Given instruction ->
Extract every line below that contains the word "this".

(Figure scripts)
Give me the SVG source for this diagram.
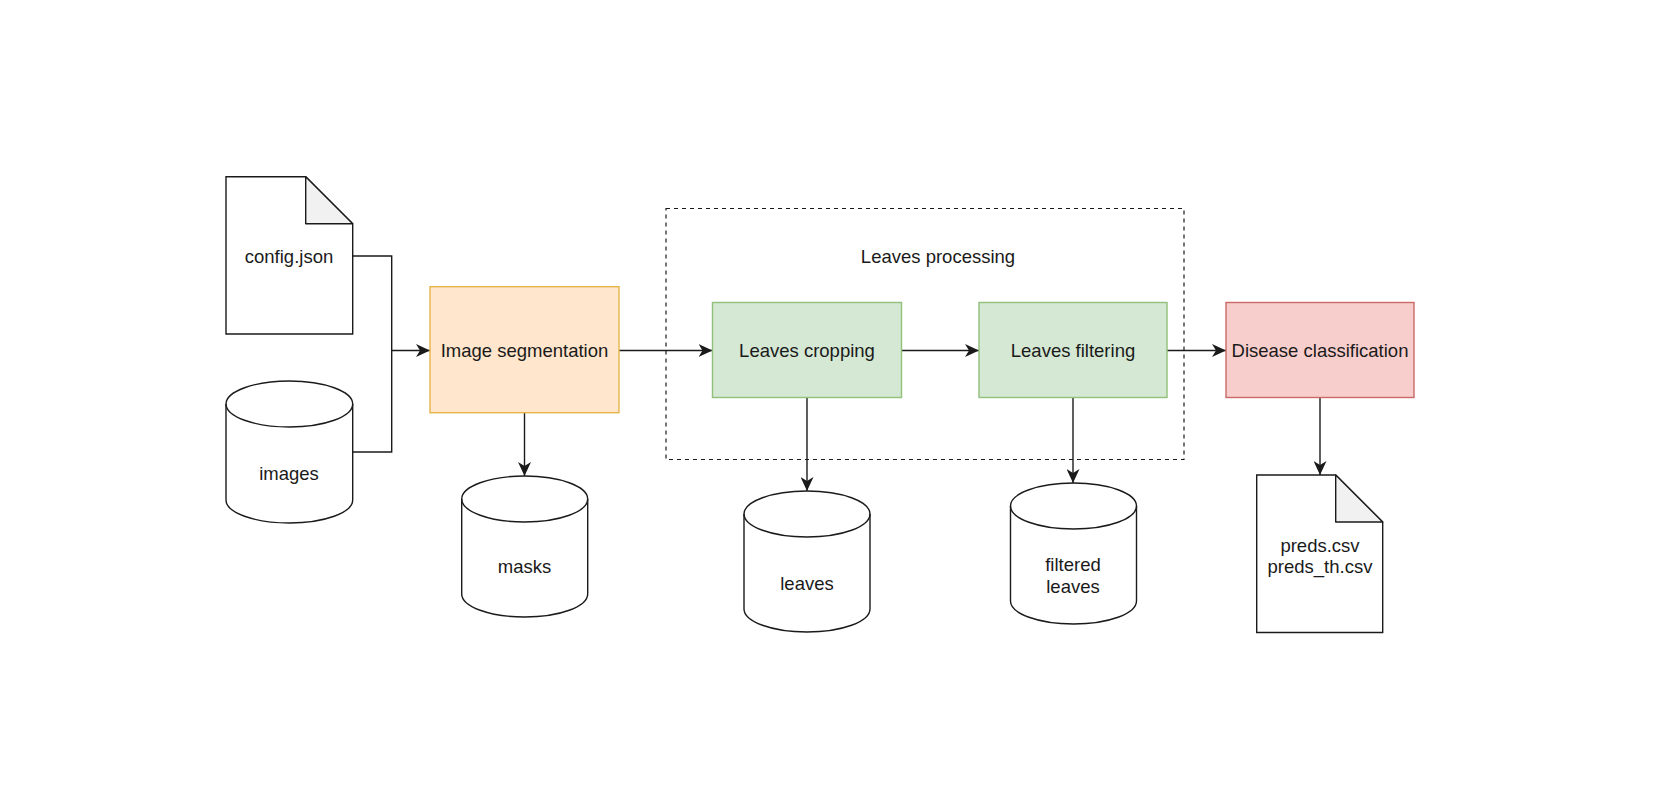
<svg xmlns="http://www.w3.org/2000/svg" width="1674" height="800" viewBox="0 0 1674 800">
<defs>
<style>
.shape{fill:#ffffff;stroke:#1a1a1a;stroke-width:1.4}
.fold{fill:#f1f1f1;stroke:#1a1a1a;stroke-width:1.4;stroke-linejoin:round}
.orange{fill:#ffe6cc;stroke:#e6b54a;stroke-width:1.4}
.green{fill:#d5e8d4;stroke:#90c07a;stroke-width:1.4}
.red{fill:#f8cecc;stroke:#c96a66;stroke-width:1.4}
.lbl{font-family:"Liberation Sans",Arial,sans-serif;font-size:18.5px;fill:#1a1a1a;text-anchor:middle}
.edge{fill:none;stroke:#1a1a1a;stroke-width:1.4}
.group{fill:none;stroke:#1a1a1a;stroke-width:1.2;stroke-dasharray:4 4}
</style>
<marker id="arr" markerUnits="userSpaceOnUse" markerWidth="15" markerHeight="13" viewBox="0 0 15 13" refX="14" refY="6.5" orient="auto">
<path d="M0,0 L14,6.5 L0,13 L4,6.5 Z" fill="#1a1a1a"/>
</marker>
</defs>
<rect width="1674" height="800" fill="#ffffff"/>

<g id="leaves-processing">
<rect class="group" x="666" y="208.5" width="518" height="251"/>
<text class="lbl" x="938" y="263">Leaves processing</text>
</g>

<g id="connectors">
<polyline class="edge" points="352.7,256 391.7,256 391.7,350.5 430,350.5" marker-end="url(#arr)"/>
<polyline class="edge" points="352.7,452 391.7,452 391.7,350.5"/>
<line class="edge" x1="619" y1="350.5" x2="712.5" y2="350.5" marker-end="url(#arr)"/>
<line class="edge" x1="901.5" y1="350.5" x2="979" y2="350.5" marker-end="url(#arr)"/>
<line class="edge" x1="1167" y1="350.5" x2="1226" y2="350.5" marker-end="url(#arr)"/>
<line class="edge" x1="524.5" y1="413" x2="524.5" y2="476" marker-end="url(#arr)"/>
<line class="edge" x1="807" y1="397.5" x2="807" y2="491" marker-end="url(#arr)"/>
<line class="edge" x1="1073" y1="397.5" x2="1073" y2="483" marker-end="url(#arr)"/>
<line class="edge" x1="1320" y1="397.5" x2="1320" y2="475" marker-end="url(#arr)"/>
</g>

<g id="config">
<path class="shape" d="M226,176.7 H305.7 L352.7,223.7 V334 H226 Z"/>
<path class="fold" d="M305.7,176.7 V223.7 H352.7 Z"/>
<text class="lbl" x="289" y="263">config.json</text>
</g>

<g id="images">
<path class="shape" d="M226,404 A63.35,23 0 0 1 352.7,404 L352.7,500 A63.35,23 0 0 1 226,500 Z"/>
<path class="edge" d="M226,404 A63.35,23 0 0 0 352.7,404"/>
<text class="lbl" x="289" y="479.5">images</text>
</g>

<g id="segmentation">
<rect class="orange" x="430" y="286.7" width="189" height="126"/>
<text class="lbl" x="524.5" y="357">Image segmentation</text>
</g>

<g id="masks">
<path class="shape" d="M461.7,499 A63,23 0 0 1 587.7,499 L587.7,594 A63,23 0 0 1 461.7,594 Z"/>
<path class="edge" d="M461.7,499 A63,23 0 0 0 587.7,499"/>
<text class="lbl" x="524.5" y="573">masks</text>
</g>

<g id="cropping">
<rect class="green" x="712.5" y="302.5" width="189" height="95"/>
<text class="lbl" x="807" y="357">Leaves cropping</text>
</g>

<g id="leaves">
<path class="shape" d="M744,514 A63,23 0 0 1 870,514 L870,609 A63,23 0 0 1 744,609 Z"/>
<path class="edge" d="M744,514 A63,23 0 0 0 870,514"/>
<text class="lbl" x="807" y="590">leaves</text>
</g>

<g id="filtering">
<rect class="green" x="979" y="302.5" width="188" height="95"/>
<text class="lbl" x="1073" y="357">Leaves filtering</text>
</g>

<g id="filtered">
<path class="shape" d="M1010.5,506 A63,23 0 0 1 1136.5,506 L1136.5,601 A63,23 0 0 1 1010.5,601 Z"/>
<path class="edge" d="M1010.5,506 A63,23 0 0 0 1136.5,506"/>
<text class="lbl" x="1073" y="570.5">filtered</text>
<text class="lbl" x="1073" y="592.5">leaves</text>
</g>

<g id="disease">
<rect class="red" x="1226" y="302.5" width="188" height="95"/>
<text class="lbl" x="1320" y="357">Disease classification</text>
</g>

<g id="preds">
<path class="shape" d="M1256.7,475 H1335.7 L1382.7,522 V632.5 H1256.7 Z"/>
<path class="fold" d="M1335.7,475 V522 H1382.7 Z"/>
<text class="lbl" x="1320" y="551.5">preds.csv</text>
<text class="lbl" x="1320" y="573">preds_th.csv</text>
</g>
</svg>
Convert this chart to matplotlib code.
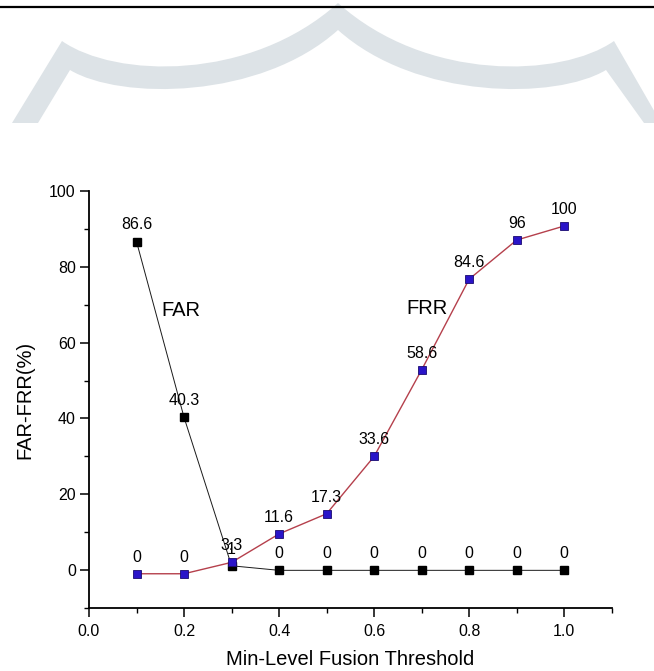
import matplotlib
matplotlib.use("Agg")
import matplotlib.pyplot as plt
from matplotlib.path import Path
from matplotlib.patches import PathPatch
from matplotlib.lines import Line2D
from matplotlib.ticker import MultipleLocator

plt.rcParams['font.family'] = ['Liberation Sans', 'DejaVu Sans']

# ---- data ----
thresholds = [0.1, 0.2, 0.3, 0.4, 0.5, 0.6, 0.7, 0.8, 0.9, 1.0]
far_values = [86.6, 40.3, 1.2, 0, 0, 0, 0, 0, 0, 0]
far_labels = ["86.6", "40.3", "1", "0", "0", "0", "0", "0", "0", "0"]
frr_values = [-0.9, -0.9, 2.1, 9.6, 14.9, 30.0, 52.8, 76.7, 87.0, 90.7]
frr_labels = ["0", "0", "3.3", "11.6", "17.3", "33.6", "58.6", "84.6", "96", "100"]
x_ticks = [0.0, 0.2, 0.4, 0.6, 0.8, 1.0]
y_ticks = [0, 20, 40, 60, 80, 100]

W, H = 654, 671
fig = plt.figure(figsize=(W / 100, H / 100), dpi=100)

def P(x, y):
    return (x / W, 1 - y / H)

# ---- decorative watermark band and top rule ----
wm_color = '#dde3e7'
verts = [P(12, 123), P(62, 41),
         P(115, 78), P(250, 82), P(338, 3),
         P(426, 82), P(561, 78), P(614, 41),
         P(660, 121), P(660, 123), P(644, 123), P(606, 70),
         P(556, 100), P(416, 100), P(338, 30),
         P(260, 100), P(120, 100), P(70, 70),
         P(38, 123), P(12, 123)]
codes = [Path.MOVETO, Path.LINETO,
         Path.CURVE4, Path.CURVE4, Path.CURVE4,
         Path.CURVE4, Path.CURVE4, Path.CURVE4,
         Path.LINETO, Path.LINETO, Path.LINETO, Path.LINETO,
         Path.CURVE4, Path.CURVE4, Path.CURVE4,
         Path.CURVE4, Path.CURVE4, Path.CURVE4,
         Path.LINETO, Path.CLOSEPOLY]
fig.patches.append(PathPatch(Path(verts, codes), transform=fig.transFigure,
                             facecolor=wm_color, edgecolor='none', zorder=0))
fig.lines.append(Line2D([0, 1], [1 - 7 / H, 1 - 7 / H], transform=fig.transFigure,
                        color='black', lw=1.6, zorder=2))

# ---- axes ----
ax = fig.add_axes([89 / W, 1 - 608.3 / H, (611.7 - 89) / W, (608.3 - 190.7) / H])
ax.set_facecolor('none')

ax.plot(thresholds, far_values, color='#1a1a1a', lw=0.7, marker='s', ms=5.5,
        mfc='black', mec='black', zorder=3)
ax.plot(thresholds, frr_values, color='#b5404c', lw=1.0, marker='s', ms=5.5,
        mfc='#2a14c8', mec='#1a0a70', mew=0.6, zorder=4)

for x, y, s in zip(thresholds, far_values, far_labels):
    ax.annotate(s, (x, y), xytext=(0, 12), textcoords='offset points',
                ha='center', va='center', fontsize=11.5, zorder=5)
for x, y, s in zip(thresholds, frr_values, frr_labels):
    ax.annotate(s, (x, y), xytext=(0, 12), textcoords='offset points',
                ha='center', va='center', fontsize=11.5, zorder=5)

ax.text(0.194, 68.4, "FAR", fontsize=14.5, ha='center', va='center')
ax.text(0.712, 69.0, "FRR", fontsize=14.5, ha='center', va='center')

ax.set_xlim(0, 1.1)
ax.set_ylim(-10, 100)
ax.set_xticks(x_ticks)
ax.set_xticklabels([f"{v:.1f}" for v in x_ticks])
ax.set_yticks(y_ticks)
ax.set_yticklabels([str(v) for v in y_ticks])
ax.xaxis.set_minor_locator(MultipleLocator(0.1))
ax.yaxis.set_minor_locator(MultipleLocator(10))

for s in ['top', 'right']:
    ax.spines[s].set_visible(False)
for s in ['left', 'bottom']:
    ax.spines[s].set_linewidth(1.3)

ax.tick_params(which='major', direction='out', length=6.5, width=1.1,
               labelsize=11.5, colors='black')
ax.tick_params(axis='x', which='major', pad=5)
ax.tick_params(axis='y', which='major', pad=3)
ax.tick_params(which='minor', direction='out', length=3.5, width=1.0)

ax.set_xlabel("Min-Level Fusion Threshold", fontsize=14.5)
ax.set_ylabel("FAR-FRR(%)", fontsize=14.5)
ax.xaxis.set_label_coords(0.5, -0.1)
ax.yaxis.set_label_coords(-0.105, 0.5)

fig.savefig("out.png", dpi=100)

Response ->
Give me the SVG source for this diagram.
Convert this chart to matplotlib code.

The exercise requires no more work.